Intraoperative blood salvage may shorten the lifespan of red blood cells within 3 days postoperatively: A pilot study

    loading  Checking for direct PDF access through Ovid



Intraoperative blood salvage (IBS) recovers most lost blood, and is widely used in the clinic. It is unclear why IBS does not reduce long-term postoperative requirements for red blood cells (RBCs), and 1 possibility is that IBS affects RBC lifespan.


Prospectively enrolled patients who underwent spine, pelvic, or femur surgery not involving allogeneic RBC transfusion were grouped based on whether they received IBS or not. Volumes of blood lost and of RBCs salvaged during surgery were recorded.

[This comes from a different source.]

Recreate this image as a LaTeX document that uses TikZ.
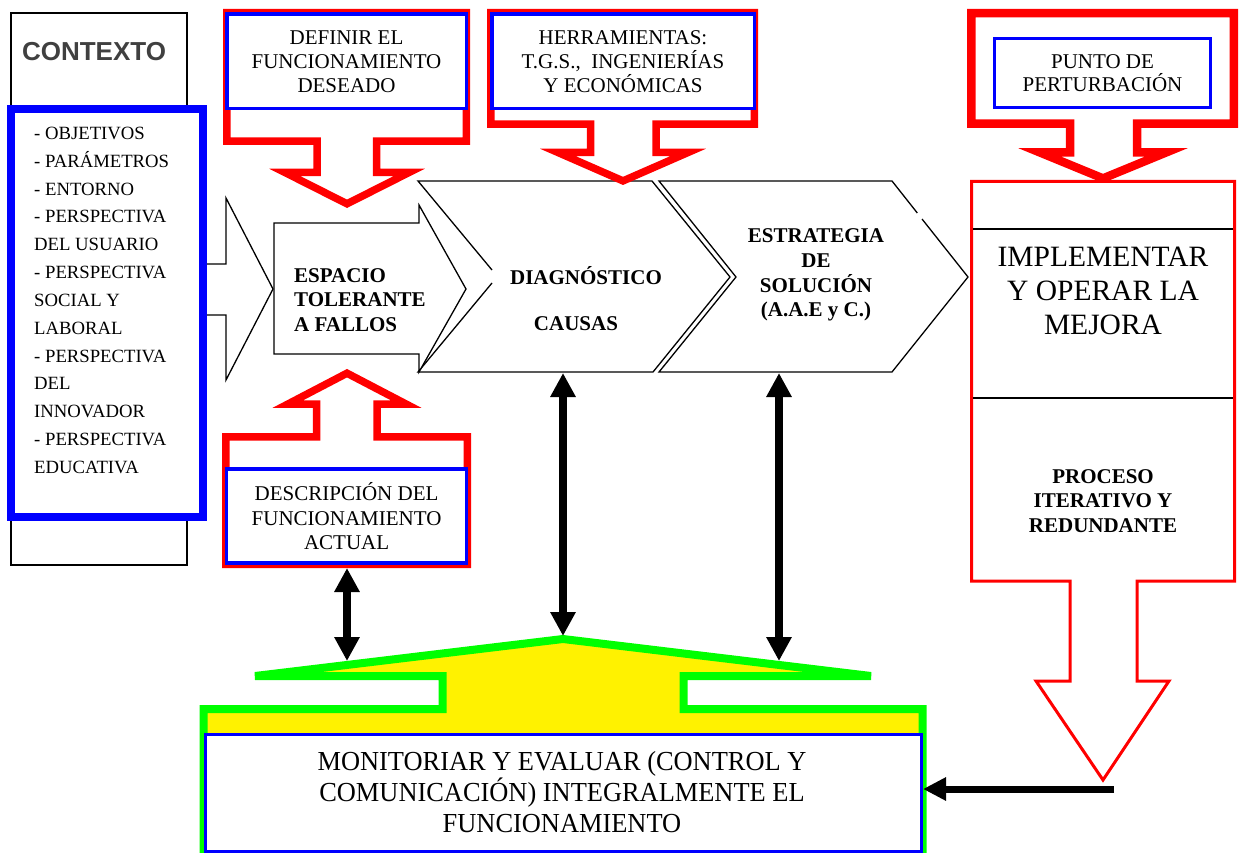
\documentclass[tikz,border=0pt]{standalone}
\usepackage{fontspec}
\setmainfont{Liberation Serif}
\newfontfamily\ctxfont{Liberation Sans}
\newfontfamily\narrowserif{Liberation Serif}[FakeStretch=0.96]
\usetikzlibrary{arrows.meta}
\definecolor{ctxgray}{RGB}{64,64,64}
\begin{document}
\begin{tikzpicture}[x=1pt,y=-1pt,line join=miter,
  redcallout/.style={draw=red,fill=white,line width=#1},
  bluebox/.style={draw=blue,fill=white,line width=3.5pt,inner sep=0pt,align=center},
  chevline/.style={draw=black,line width=1.3pt},
  normtext/.style={font=\fontsize{21}{24}\selectfont,align=center,inner sep=0pt},
  boldtext/.style={font=\fontsize{21}{24.5}\selectfont\bfseries,align=center,inner sep=0pt},
  ctxitem/.style={font=\fontsize{18.7}{20}\selectfont,anchor=base west,inner sep=0pt},
  dblarrow/.style={line width=8pt,{Triangle[length=24pt,width=24pt]}-{Triangle[length=24pt,width=24pt]}},
  onearrow/.style={line width=7pt,-{Triangle[length=23pt,width=22pt]}},
]
\useasboundingbox (0,0) rectangle (1244,853);
\fill[white] (0,0) rectangle (1244,853);

% ---- context column ----
\node[draw=black,line width=2pt,minimum width=176pt,minimum height=552pt,inner sep=0pt] (ctxframe) at (99,289) {};
\node[font=\fontsize{26}{30}\selectfont\ctxfont\bfseries,text=ctxgray,inner sep=0pt] (ctxtitle) at (94,52) {CONTEXTO};
\node[draw=blue,fill=white,line width=8pt,minimum width=192pt,minimum height=408pt,inner sep=0pt] (ctxlist) at (107,313) {};
\foreach \txt [count=\i from 0] in {- OBJETIVOS,- PARÁMETROS,- ENTORNO,- PERSPECTIVA,DEL USUARIO,- PERSPECTIVA,SOCIAL Y,LABORAL,- PERSPECTIVA,DEL,INNOVADOR,- PERSPECTIVA,EDUCATIVA}
  \node[ctxitem] (ctx\i) at (34,139.5+27.83*\i) {\txt};

% big hollow arrow leaving the context box
\draw[chevline,fill=white] (207,264) -- (226,264) -- (226,198) -- (273,289) -- (226,380) -- (226,315) -- (207,315);

% ---- process chevrons ----
\fill[white] (418,181) -- (652,181) -- (730,277) -- (653,372) -- (418,372) -- (497,277) -- cycle;
\draw[chevline] (492,270) -- (418,181) -- (652,181) -- (730,277) -- (653,372) -- (418,372) -- (492,283);

\fill[white] (659,181) -- (892,181) -- (968,277) -- (892,372) -- (659,372) -- (736,277) -- cycle;
\draw[chevline] (917.3,213) -- (892,181) -- (659,181) -- (736,277) -- (659,372) -- (892,372) -- (968,277) -- (922,219);

\draw[chevline,fill=white] (274,223) -- (419,223) -- (419,205) -- (466,289) -- (419,372) -- (419,354) -- (274,354) -- cycle;

\node[boldtext,align=left,anchor=west] (espacio) at (294,300) {ESPACIO\\TOLERANTE\\A FALLOS};
\node[boldtext] (diag) at (586,276) {DIAGNÓSTICO};
\node[boldtext] (causas) at (576,324) {CAUSAS};
\node[boldtext,font=\fontsize{21}{24.8}\selectfont\bfseries] (estr) at (816,275) {ESTRATEGIA\\DE\\SOLUCIÓN\\(A.A.E y C.)};

% ---- implementation block with its downward arrow ----
\draw[draw=red,fill=white,line width=3pt] (971.5,181.5) -- (1234.5,181.5) -- (1234.5,581) -- (1137,581) -- (1137,681) -- (1169,681) -- (1103,780) -- (1036,681) -- (1070,681) -- (1070,581) -- (971.5,581) -- cycle;
\draw[line width=1.3pt] (973,229) -- (1233,229);
\draw[line width=1.3pt] (973,398) -- (1233,398);
\node[font=\fontsize{29.5}{34}\selectfont,align=center,inner sep=0pt] (impl) at (1103,291) {IMPLEMENTAR\\Y OPERAR LA\\MEJORA};
\node[boldtext] (proceso) at (1103,501) {PROCESO\\ITERATIVO Y\\REDUNDANTE};

% ---- callouts ----
\draw[redcallout=7.5pt] (226.75,12.75) -- (466.25,12.75) -- (466.25,141.25) -- (376.5,141.25) -- (376.5,172.5) -- (409,172.5) -- (347,203.8) -- (285,172.5) -- (317,172.5) -- (317,141.25) -- (226.75,141.25) -- cycle;
\node[bluebox,normtext,minimum width=239.5pt,minimum height=94.5pt] (definir) at (346.5,61.5) {DEFINIR EL\\FUNCIONAMIENTO\\DESEADO};

\draw[redcallout=7.5pt] (490.75,12.75) -- (754.25,12.75) -- (754.25,124.25) -- (656,124.25) -- (656,152.5) -- (688,152.5) -- (623,180.9) -- (558,152.5) -- (590.5,152.5) -- (590.5,124.25) -- (490.75,124.25) -- cycle;
\node[bluebox,normtext,minimum width=262.5pt,minimum height=94.5pt] (herr) at (623,61.5) {HERRAMIENTAS:\\T.G.S.,\ \ INGENIERÍAS\\Y ECONÓMICAS};

\draw[redcallout=8.5pt] (971.25,13.25) -- (1233.75,13.25) -- (1233.75,123.75) -- (1137,123.75) -- (1137,152.5) -- (1166,152.5) -- (1103,178.4) -- (1040,152.5) -- (1070,152.5) -- (1070,123.75) -- (971.25,123.75) -- cycle;
\node[bluebox,normtext,line width=3pt,minimum width=216pt,minimum height=69pt,font=\fontsize{21}{23.5}\selectfont] (punto) at (1102.5,73) {PUNTO DE\\PERTURBACIÓN};

\draw[redcallout=7.5pt] (225.75,564.25) -- (225.75,436.75) -- (316.5,436.75) -- (316.5,404) -- (288,404) -- (347,373.2) -- (406,404) -- (377,404) -- (377,436.75) -- (467.25,436.75) -- (467.25,564.25) -- cycle;
\node[bluebox,normtext,font=\fontsize{21}{24.5}\selectfont,minimum width=239.75pt,minimum height=94.25pt] (desc) at (346.6,516.1) {DESCRIPCIÓN DEL\\FUNCIONAMIENTO\\ACTUAL};

% ---- monitoring block ----
\draw[draw=green,fill=yellow,line width=8pt] (255,676) -- (563,639) -- (871,676) -- (683.5,676) -- (683.5,709) -- (922.5,709) -- (922.5,870) -- (203.5,870) -- (203.5,709) -- (442.5,709) -- (442.5,676) -- cycle;
\node[draw=blue,fill=white,line width=3pt,minimum width=716pt,minimum height=116.5pt,inner sep=0pt] (mon) at (563.5,792.75) {};
\node[font=\fontsize{27.5}{31}\selectfont\narrowserif,align=center,inner sep=0pt] (montext) at (562,792) {MONITORIAR Y EVALUAR (CONTROL Y\\COMUNICACIÓN) INTEGRALMENTE EL\\FUNCIONAMIENTO};

% ---- connectors ----
\coordinate (descBase) at (347,568);
\coordinate (roofL) at (347,661);
\coordinate (diagBase) at (563,373);
\coordinate (roofApex) at (563,636);
\coordinate (estrBase) at (779,373);
\coordinate (roofR) at (779,661);
\coordinate (implTip) at (1114,789);
\draw[dblarrow] (descBase) -- (roofL);
\draw[dblarrow] (diagBase) -- (roofApex);
\draw[dblarrow] (estrBase) -- (roofR);
\draw[onearrow] (implTip) -- (mon.east |- implTip);
\end{tikzpicture}
\end{document}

Total blood cell counts, levels of plasma-free hemoglobin, and CD235a-positive granulocytes were determined perioperatively.


Although intraoperative blood loss was higher in the IBS group (n = 45) than in the non-IBS group (n = 52) (P < .001), hemoglobin levels were similar between groups (P = .125) at the end of surgery. Hemoglobin levels increased in non-IBS patients (4 ± 11 g/L), but decreased in IBS patients (−7 ± 12 g/L) over the first 3 postoperative days. Nadir hemoglobin levels after surgery were higher in the non-IBS group (107 ± 12 g/L) than in the IBS group (91 ± 12 g/L). Salvaged RBC volume correlated with hemoglobin decrease (r = 0.422, P = .004). In multivariate analysis, salvaged RBC volume was an independent risk factor for hemoglobin decrease (adjusted odds ratio 1.002, 95% confidence interval 1.001–1.004, P = .008). Flow cytometry showed the numbers of CD235a-positive granulocytes after surgery to be higher in the IBS group than in the non-IBS group (P < .05).


IBS may shorten the lifespan of RBCs by triggering their engulfment upon re-infusion (China Clinical Trial Registry ChiCTR-OCH-14005140).